Horizontal and vertical reconciliation: each enables the other
If so, this will be frustrating to some Rwandans, and thus may generate instability in a place which least needs it. Much has been written and said about this. But there is another problem, linked to the recovery process. If many Rwandans remain unreconciled, that must surely be a slow-burning coal damaging or preventing the restoration of the weave of society – a weave which Rwandans need to be strong and resilient, to enable them to realise their potential and meet their ambitious development aims. The difficulty is that reconciliation has to happen in both the vertical and horizontal planes. That is to say, on the vertical plane citizen and state need to be reconciled and enjoy open and functional relationships, even as the same is true between citizen and citizen (the horizontal plane). The vertical and horizontal then feed each other in a mutually enabling process. Ultimately it is hard to see how the reconciliation process between Rwandans can be complete, until their relationship with the state becomes more open and relaxed. While a genocide can tragically be mandated and implemented top-down, the same is not true of reconciliation, which depends completely on the willingness of people, and is hence a voluntary affair.
Many people have argued for a loosening of the reins in Rwanda from a human rights perspective.
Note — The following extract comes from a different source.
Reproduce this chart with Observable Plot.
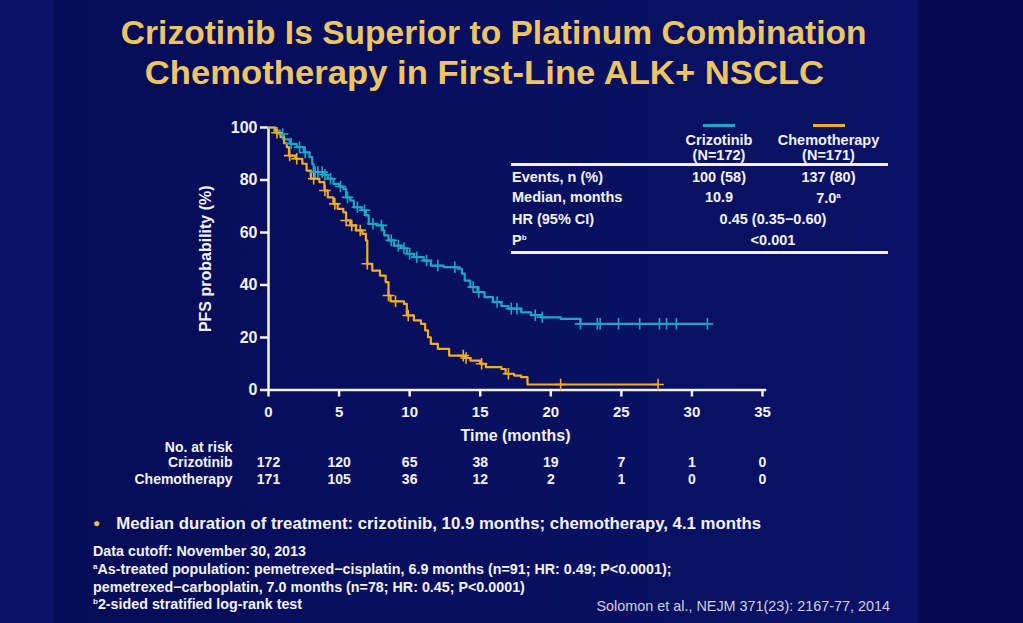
<!DOCTYPE html>
<html><head><meta charset="utf-8">
<script src="https://cdn.jsdelivr.net/npm/d3@7"></script>
<script src="https://cdn.jsdelivr.net/npm/@observablehq/plot@0.6"></script>
<style>
html,body{margin:0;padding:0;}
body{width:1023px;height:623px;overflow:hidden;font-family:"Liberation Sans",Arial,sans-serif;}
#page{position:relative;width:1023px;height:623px;overflow:hidden;
 background:linear-gradient(90deg,#0b1268 0%,#0b1268 5.2%,#060c57 5.4%,#08105f 50%,#0a1267 89.6%,#050a50 90%,#050a50 100%);}
.abs{position:absolute;white-space:nowrap;font-weight:bold;color:#f2f2f6;}
.title{left:0;text-align:center;color:#ecc564;font-size:33px;font-weight:bold;}
.title span{display:inline-block;}
#tbl{position:absolute;left:511px;top:112px;width:377px;font-size:14.5px;color:#f2f2f6;font-weight:bold;}
.cell{position:absolute;white-space:nowrap;transform:translate(-50%,-50%);text-align:center;line-height:15px;}
.lcell{position:absolute;white-space:nowrap;transform:translateY(-50%);}
.hr{position:absolute;left:0;width:377px;height:3px;background:#f2f2f6;}
sup{font-size:8px;vertical-align:5px;}
.foot{font-size:14.3px;}
</style></head>
<body><div id="page">
<div class="abs title" style="top:14px;width:988px;"><span style="transform:scaleX(1.017);">Crizotinib Is Superior to Platinum Combination</span></div>
<div class="abs title" style="top:54px;width:969px;"><span style="transform:scaleX(1.05);">Chemotherapy in First-Line ALK+ NSCLC</span></div>
<div id="chart" style="position:absolute;left:0;top:100px;"></div>
<div id="tbl"></div>
<div class="abs" style="left:93px;top:514px;font-size:16.8px;"><span style="color:#e8c060;font-size:12px;position:relative;top:-2px;">●</span><span style="margin-left:16px;">Median duration of treatment: crizotinib, 10.9 months; chemotherapy, 4.1 months</span></div>
<div class="abs foot" style="left:93px;top:543px;">Data cutoff: November 30, 2013</div>
<div class="abs foot" style="left:93px;top:561px;"><sup>a</sup>As-treated population: pemetrexed−cisplatin, 6.9 months (n=91; HR: 0.49; P&lt;0.0001);</div>
<div class="abs foot" style="left:93px;top:579px;">pemetrexed−carboplatin, 7.0 months (n=78; HR: 0.45; P&lt;0.0001)</div>
<div class="abs foot" style="left:93px;top:596px;"><sup>b</sup>2-sided stratified log-rank test</div>
<div class="abs" style="right:133px;top:598px;font-size:14.4px;font-weight:normal;color:#d0d0dc;">Solomon et al., NEJM 371(23): 2167-77, 2014</div>
</div>
<script>
// ---- data ----
const seriesNames = ["Crizotinib", "Chemotherapy"];
const seriesColors = ["#1ea6c6", "#f2ad2a"];
const crizTime = [0,0.4,0.8,1.1,1.5,2.0,2.5,2.9,3.1,3.2,3.9,4.2,4.6,5.0,5.3,5.5,5.8,6.05,6.6,6.9,7.1,7.7,8.1,8.2,8.5,8.9,9.4,9.8,10.3,11.0,11.5,12.4,13.4,13.7,13.9,14.3,14.8,15.3,15.9,16.5,17.0,17.9,18.6,19.3,20.7,22.1,31.1];
const crizSurv = [100,98.8,97.5,95.5,93.8,92.5,90.5,88.7,86,83,82,80.5,78.5,77.5,76.6,73.4,72.2,69.6,68.5,66.5,63.3,62.7,60.8,58.9,57,55,54,51.9,50.6,49.3,47.4,46.8,46.2,44.3,41.7,39.2,37.3,35.4,33.5,32,31,29.6,28.5,27.7,27.1,25.2,25.2];
const chemoTime = [0,0.5,0.85,1.1,1.3,1.45,1.9,2.4,2.7,3.0,3.6,3.96,4.2,4.6,4.9,5.3,5.5,5.8,6.2,6.65,6.9,7.0,7.35,7.9,8.3,8.5,8.65,9.6,9.8,10.3,10.8,11.1,11.3,11.5,12.0,12.8,13.9,14.3,15.0,15.4,16.5,16.8,17.4,17.9,18.35,27.6];
const chemoSurv = [100,98,96.3,94,92.5,89.3,88.1,86.2,83.6,80.5,79.2,76,73.4,70.9,69,67.7,64.6,62.7,60.8,59.5,57,48.1,45.5,43.6,41.1,36,33.8,32.8,28.4,26.5,25.2,22.7,20.1,17.6,15.7,13.1,12.2,11.2,10.0,8.7,8.0,6.2,5.5,4.9,2.1,2.1];
const crizCensor = [1.0,1.6,2.2,2.6,3.3,3.5,3.8,4.0,4.4,5.1,5.6,6.3,6.8,7.4,8.0,8.7,9.2,9.6,10.0,10.5,11.2,12.0,13.2,14.5,14.9,16.2,17.2,17.6,18.9,19.4,22.1,23.3,23.5,24.8,26.3,27.7,28.2,28.9,31.1];
const chemoCensor = [0.6,1.5,2.0,3.2,4.0,4.7,5.5,5.9,6.5,7.0,8.5,9.0,9.9,13.8,14.0,15.1,17.0,20.7,27.6];
const xTicks = [0,5,10,15,20,25,30,35];
const yTicks = [0,20,40,60,80,100];
const atRiskCriz = [172,120,65,38,19,7,1,0];
const atRiskChemo = [171,105,36,12,2,1,0,0];
const tableHead = ["Crizotinib\n(N=172)", "Chemotherapy\n(N=171)"];
const tableRows = [["Events, n (%)","100 (58)","137 (80)"],["Median, months","10.9","7.0"],["HR (95% CI)","0.45 (0.35−0.60)"],["P","<0.001"]];

// ---- build ----
function curve(times, surv, name){ return times.map((t,i)=>({t, s:surv[i], name})); }
function survAt(times, surv, t){ let v=surv[0]; for(let i=0;i<times.length;i++){ if(times[i]<=t) v=surv[i]; } return v; }
const lines = [...curve(crizTime,crizSurv,seriesNames[0]), ...curve(chemoTime,chemoSurv,seriesNames[1])];
const censors = [...crizCensor.map(t=>({t,s:survAt(crizTime,crizSurv,t),name:seriesNames[0]})),
                 ...chemoCensor.map(t=>({t,s:survAt(chemoTime,chemoSurv,t),name:seriesNames[1]}))];
const white = "#f2f2f6";
const chart = Plot.plot({
  width:1023, height:400,
  marginLeft:268, marginRight:261, marginTop:27, marginBottom:110.5,
  style:{background:"transparent", color:white, fontFamily:"'Liberation Sans',Arial,sans-serif", fontWeight:"bold", fontSize:"15px", overflow:"visible"},
  x:{domain:[0,35]},
  y:{domain:[0,100]},
  color:{domain:seriesNames, range:seriesColors},
  marks:[
    Plot.axisY(yTicks,{tickSize:8, tickPadding:3, stroke:white, strokeWidth:2.5, fontSize:16, fontWeight:"bold", label:"PFS probability (%)", labelAnchor:"center", labelArrow:"none", labelOffset:69}),
    Plot.axisX(xTicks,{tickSize:7, tickPadding:9, stroke:white, strokeWidth:2.5, fontSize:15, fontWeight:"bold", label:null}),
    Plot.ruleX([0],{stroke:white, strokeWidth:2.5}),
    Plot.ruleY([0],{stroke:white, strokeWidth:2.5, x1:0, x2:35.3}),
    Plot.line(lines,{x:"t", y:"s", z:"name", stroke:"name", curve:"step-after", strokeWidth:2.2}),
    Plot.dot(censors,{x:"t", y:"s", stroke:"name", symbol:"plus", r:3.8, strokeWidth:1.6}),
    Plot.text(["Time (months)"],{frameAnchor:"bottom", x:17.5, dy:50.5, fontSize:16, fontWeight:"bold", fill:white}),
    Plot.text(["No. at risk"],{frameAnchor:"bottom-left", dx:-36, dy:61.5, textAnchor:"end", fontSize:14, fill:white}),
    Plot.text([seriesNames[0]],{frameAnchor:"bottom-left", dx:-36, dy:76.5, textAnchor:"end", fontSize:14, fill:white}),
    Plot.text([seriesNames[1]],{frameAnchor:"bottom-left", dx:-36, dy:93.5, textAnchor:"end", fontSize:14, fill:white}),
    Plot.text(atRiskCriz,{x:(d,i)=>xTicks[i], text:d=>d, frameAnchor:"bottom", dy:76.5, fontSize:14, fill:white}),
    Plot.text(atRiskChemo,{x:(d,i)=>xTicks[i], text:d=>d, frameAnchor:"bottom", dy:93.5, fontSize:14, fill:white})
  ]
});
document.getElementById("chart").appendChild(chart);

// table
const tbl = document.getElementById("tbl");
const colX = [208, 317.5, 262];
function add(cls, html, left, top){ const d=document.createElement("div"); d.className=cls; d.innerHTML=html; d.style.left=left+"px"; d.style.top=top+"px"; tbl.appendChild(d); return d; }
seriesColors.forEach((c,i)=>{ const s=document.createElement("div"); s.style.cssText=`position:absolute;left:${colX[i]-16}px;top:12px;width:32px;height:3px;background:${c};`; tbl.appendChild(s); });
tableHead.forEach((h,i)=> add("cell", h.replace("\n","<br>"), colX[i], 36));
add("hr","",0,51);
const rowY=[65,85,107,128];
tableRows.forEach((r,ri)=>{
  add("lcell", r[0] + (ri===3?"<sup>b</sup>":""), 1, rowY[ri]);
  if(r.length===3){ add("cell", r[1], colX[0], rowY[ri]); add("cell", r[2] + (ri===1?"<sup>a</sup>":""), colX[1], rowY[ri]); }
  else add("cell", r[1].replace("<","&lt;"), colX[2], rowY[ri]);
});
add("hr","",0,139);
</script>
</body></html>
Others have argued back, that loosened reins will undermine the security of citizens, who have a human right to be safe. These are difficult trade-offs without a doubt, and I intend no contribution in this article, to that debate. What I do suggest is that, as those steering the political process in Rwanda consider the best way forward, and how much openness they are willing to risk, it is important that they consider how reconciliation is best enabled, and in particular the need for this to be a vertical as well as a horizontal process.
NB this blogpost represents the author’s personal view, not that of International Alert.